What to look for in a courtroom board game

Not every legal-themed game delivers the same experience, so a few design choices matter.

First, the rules should move quickly. Courtroom drama is fun. Rulebook drama is not. If players spend too much time figuring out edge cases, the energy disappears.

Second, the legal material should feel accessible. A good game teaches as it goes and uses familiar scenarios, clear wording, and game mechanics that make the concepts memorable. If the questions feel written only for pre-law students, the audience narrows fast.

Third, player interaction has to be real. The best courtroom games let players interrupt, challenge, defend, and shift momentum. Without that, the theme becomes decoration.

Finally, the tone matters. Legal topics can feel intimidating if the game takes itself too seriously. A playful courtroom identity keeps the pressure fun and the learning approachable.

Why this theme sticks after game night

Most party games give you a few laughs and then fade into the blur of other game nights. A courtroom board game tends to linger.

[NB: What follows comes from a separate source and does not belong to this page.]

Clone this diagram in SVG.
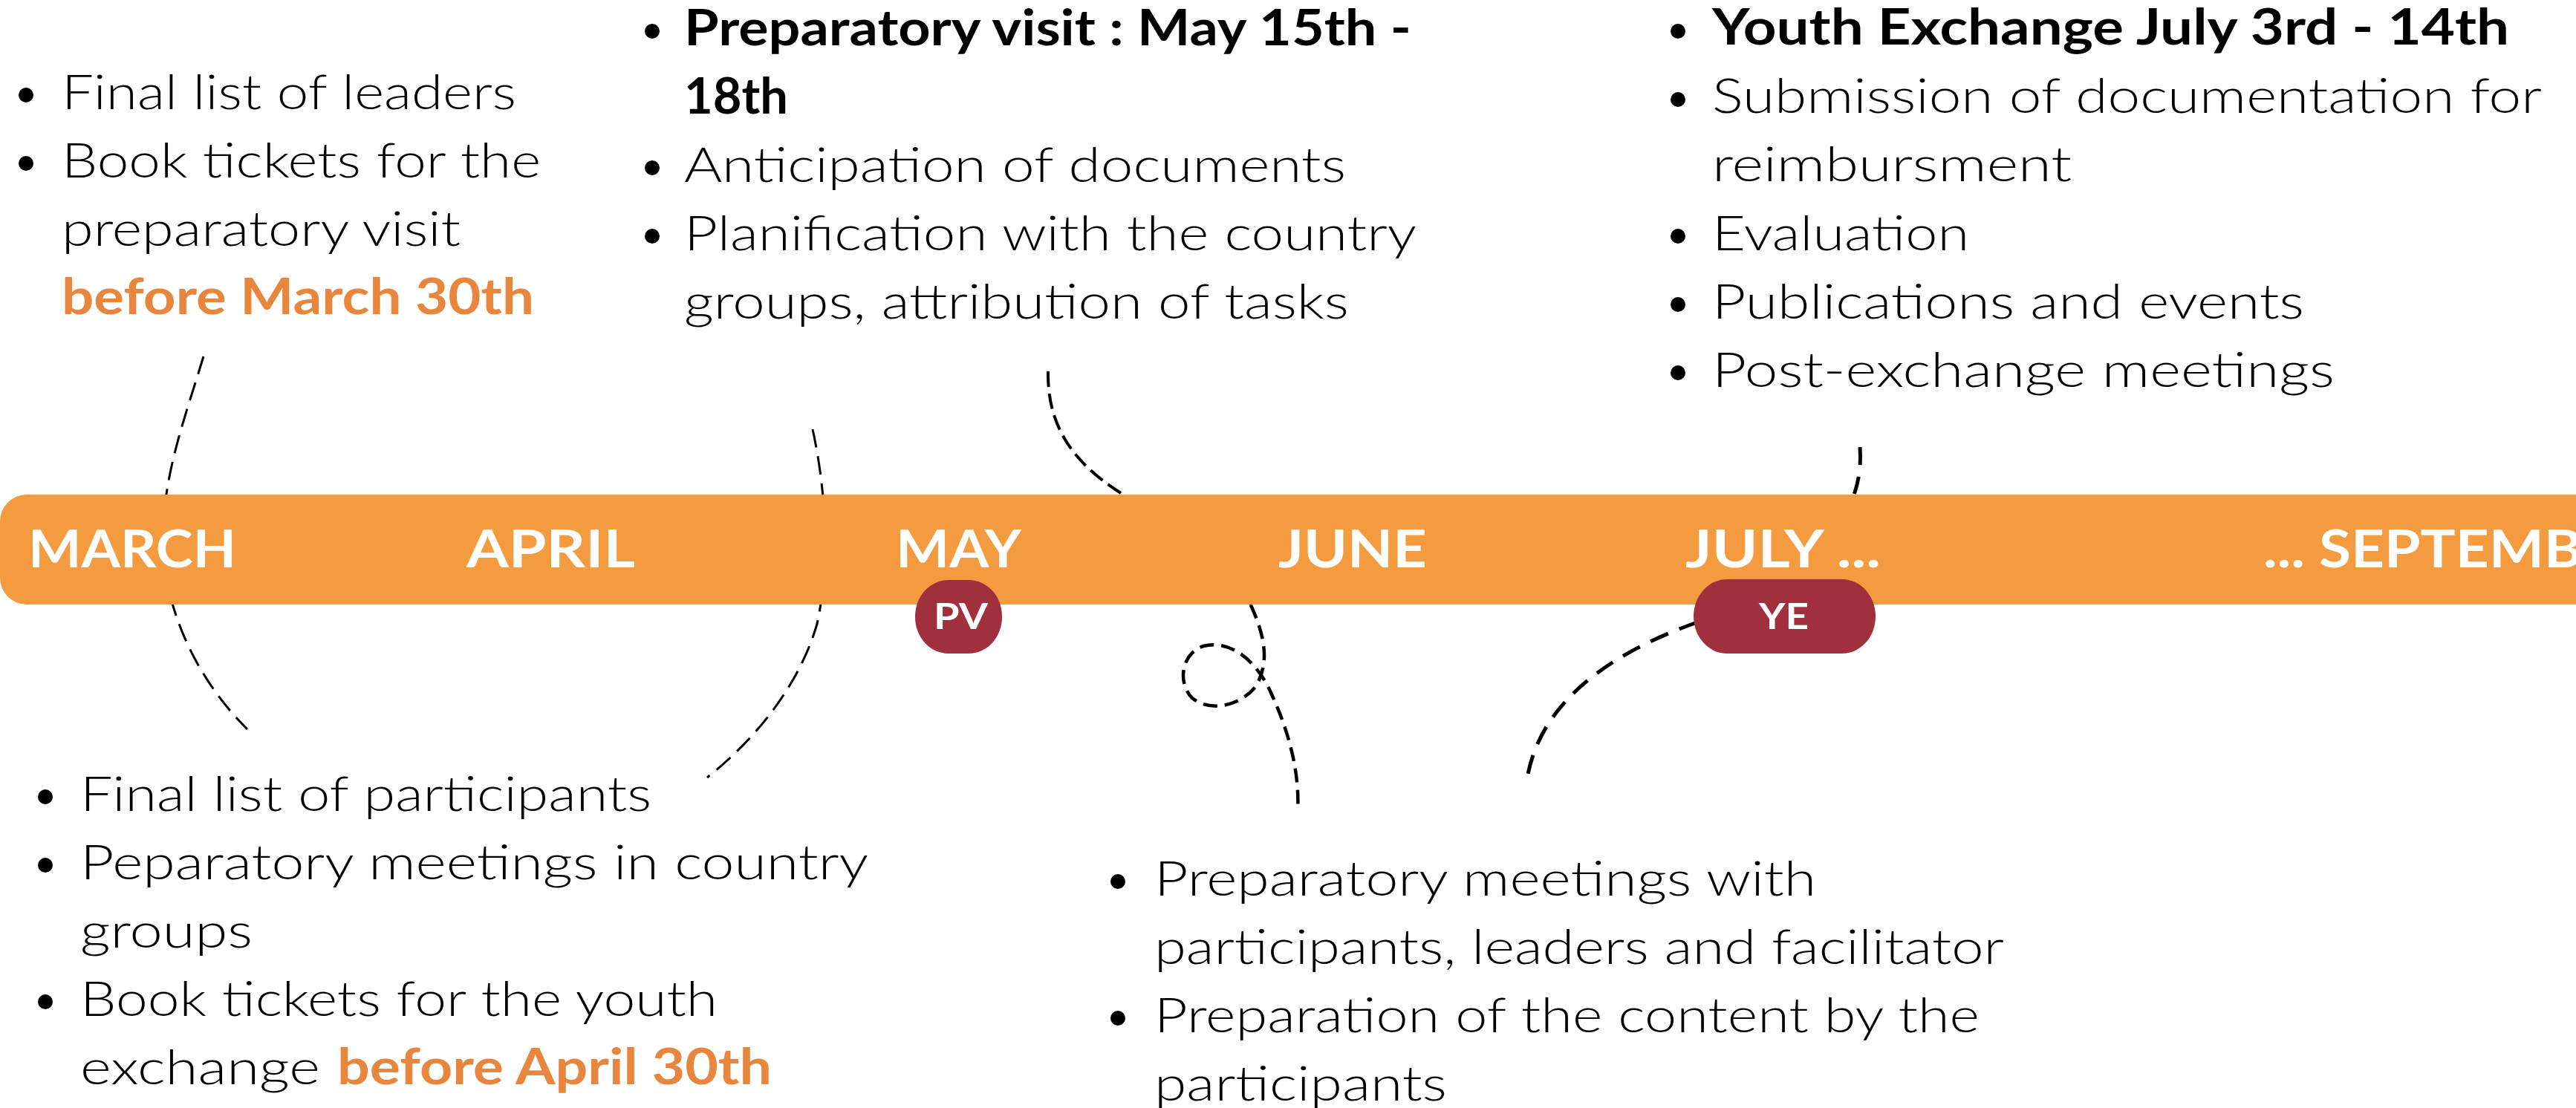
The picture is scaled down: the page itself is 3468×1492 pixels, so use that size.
<svg xmlns="http://www.w3.org/2000/svg" width="3468" height="1492" viewBox="0 0 3468 1492">
<style>
.t{font-family:Lato,"Open Sans","Liberation Sans",sans-serif;font-weight:300;font-size:66px;fill:#000}
.b{font-weight:700}
.o{font-family:Lato,"Open Sans","Liberation Sans",sans-serif;font-weight:700;font-size:66px;fill:#E8863D}
.m{font-family:Lato,"Open Sans","Liberation Sans",sans-serif;font-weight:700;font-size:70px;fill:#fff}
.p{font-family:Lato,"Open Sans","Liberation Sans",sans-serif;font-weight:700;font-size:47px;fill:#fff}
.d{fill:none;stroke:#000;stroke-linecap:butt}
.pill{fill:#A0303B}
</style>
<rect width="3468" height="1492" fill="#fff"/>
<g id="connectors">
<path class="d" stroke-width="3" stroke-dasharray="25 12" d="M274,480 C250,560 215,650 220,740 C224,830 270,920 333,982"/>
<path class="d" stroke-width="3" stroke-dasharray="25 12" d="M1094,578 C1112,660 1118,760 1100,840 C1080,910 1030,985 952,1047"/>
<path class="d" stroke-width="4" stroke-dasharray="21 9" d="M1411,500 C1410,570 1440,620 1509,664 C1600,734 1665,770 1684,815"/>
<path class="d" stroke-width="4.5" stroke-dasharray="19 10" d="M1684,815 C1700,850 1712,890 1690,925 C1670,950 1630,960 1605,940 C1585,920 1590,880 1620,870 C1660,860 1695,895 1712,935 C1735,985 1750,1040 1747,1092"/>
<path class="d" stroke-width="5" stroke-dasharray="24 16" d="M2504,602 C2506,630 2502,650 2494,672"/>
<path class="d" stroke-width="5" stroke-dasharray="26 16" d="M2285,838 C2180,875 2070,940 2055,1055"/>
</g>
<g id="timeline">
<rect x="0" y="666" width="3600" height="148" rx="36" ry="36" fill="#F49B3F"/>
<text class="m" x="38" y="764" textLength="280" lengthAdjust="spacingAndGlyphs">MARCH</text>
<text class="m" x="628" y="764" textLength="227" lengthAdjust="spacingAndGlyphs">APRIL</text>
<text class="m" x="1206" y="764" textLength="169" lengthAdjust="spacingAndGlyphs">MAY</text>
<text class="m" x="1721" y="764" textLength="200" lengthAdjust="spacingAndGlyphs">JUNE</text>
<text class="m" x="2269" y="764" textLength="263" lengthAdjust="spacingAndGlyphs">JULY ...</text>
<text class="m" x="3047" y="764" textLength="525" lengthAdjust="spacingAndGlyphs">... SEPTEMBER</text>
</g>
<g id="node-pv">
<rect class="pill" x="1232" y="781" width="117" height="99" rx="45" ry="49"/>
<text class="p" x="1257" y="847" textLength="73" lengthAdjust="spacingAndGlyphs">PV</text>
</g>
<g id="node-ye">
<rect class="pill" x="2280" y="780" width="245" height="100" rx="45" ry="50"/>
<text class="p" x="2368" y="847" textLength="67" lengthAdjust="spacingAndGlyphs">YE</text>
</g>
<g id="node-march-top">
<circle cx="35" cy="128" r="10"/>
<circle cx="35" cy="220" r="10"/>
<text class="t" x="83" y="147" textLength="612" lengthAdjust="spacingAndGlyphs">Final list of leaders</text>
<text class="t" x="83" y="239" textLength="645" lengthAdjust="spacingAndGlyphs">Book tickets for the</text>
<text class="t" x="83" y="331" textLength="537" lengthAdjust="spacingAndGlyphs">preparatory visit</text>
<text class="o" x="83" y="423" textLength="636" lengthAdjust="spacingAndGlyphs">before March 30th</text>
</g>
<g id="node-may-top">
<circle cx="878" cy="42" r="10"/>
<circle cx="878" cy="226" r="10"/>
<circle cx="878" cy="318" r="10"/>
<text class="t b" x="921" y="61" textLength="979" lengthAdjust="spacingAndGlyphs">Preparatory visit : May 15th -</text>
<text class="t b" x="921" y="153" textLength="140" lengthAdjust="spacingAndGlyphs">18th</text>
<text class="t" x="921" y="245" textLength="891" lengthAdjust="spacingAndGlyphs">Anticipation of documents</text>
<text class="t" x="921" y="337" textLength="986" lengthAdjust="spacingAndGlyphs">Planification with the country</text>
<text class="t" x="921" y="429" textLength="895" lengthAdjust="spacingAndGlyphs">groups, attribution of tasks</text>
</g>
<g id="node-july-top">
<circle cx="2259" cy="42" r="10"/>
<circle cx="2259" cy="134" r="10"/>
<circle cx="2259" cy="318" r="10"/>
<circle cx="2259" cy="410" r="10"/>
<circle cx="2259" cy="502" r="10"/>
<text class="t b" x="2305" y="60" textLength="1073" lengthAdjust="spacingAndGlyphs">Youth Exchange July 3rd - 14th</text>
<text class="t" x="2305" y="152" textLength="1117" lengthAdjust="spacingAndGlyphs">Submission of documentation for</text>
<text class="t" x="2305" y="244" textLength="484" lengthAdjust="spacingAndGlyphs">reimbursment</text>
<text class="t" x="2305" y="337" textLength="346" lengthAdjust="spacingAndGlyphs">Evaluation</text>
<text class="t" x="2305" y="429" textLength="797" lengthAdjust="spacingAndGlyphs">Publications and events</text>
<text class="t" x="2305" y="521" textLength="838" lengthAdjust="spacingAndGlyphs">Post-exchange meetings</text>
</g>
<g id="node-april-bottom">
<circle cx="61" cy="1073" r="10"/>
<circle cx="61" cy="1165" r="10"/>
<circle cx="61" cy="1349" r="10"/>
<text class="t" x="108" y="1092" textLength="769" lengthAdjust="spacingAndGlyphs">Final list of participants</text>
<text class="t" x="108" y="1184" textLength="1061" lengthAdjust="spacingAndGlyphs">Peparatory meetings in country</text>
<text class="t" x="108" y="1276" textLength="232" lengthAdjust="spacingAndGlyphs">groups</text>
<text class="t" x="108" y="1368" textLength="858" lengthAdjust="spacingAndGlyphs">Book tickets for the youth</text>
<text class="t" x="108" y="1460" textLength="323" lengthAdjust="spacingAndGlyphs">exchange</text>
<text class="o" x="454" y="1460" textLength="585" lengthAdjust="spacingAndGlyphs">before April 30th</text>
</g>
<g id="node-june-bottom">
<circle cx="1505" cy="1187" r="10"/>
<circle cx="1505" cy="1371" r="10"/>
<text class="t" x="1554" y="1206" textLength="891" lengthAdjust="spacingAndGlyphs">Preparatory meetings with</text>
<text class="t" x="1554" y="1298" textLength="1144" lengthAdjust="spacingAndGlyphs">participants, leaders and facilitator</text>
<text class="t" x="1554" y="1390" textLength="1111" lengthAdjust="spacingAndGlyphs">Preparation of the content by the</text>
<text class="t" x="1554" y="1482" textLength="394" lengthAdjust="spacingAndGlyphs">participants</text>
</g>
</svg>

Part of that is the performance element. People remember who made the bold argument, who got shut down, and who pulled off the comeback. But part of it is practical. When a game wraps real U.S. law scenarios into play, players often leave with information they can actually use or at least recognize later.

That is a rare combo. Entertainment that sticks because it was funny, competitive, and useful all at once.

You do not need every game on your shelf to teach something. But when one can bring the heat, get the whole room talking, and sneak in real-world knowledge without killing the vibe, that is a strong case for making space for it.

If your group likes smart competition with a little chaos and a lot of table talk, a courtroom board game is more than a novelty. It is the kind of game that turns game night into a verdict everyone remembers.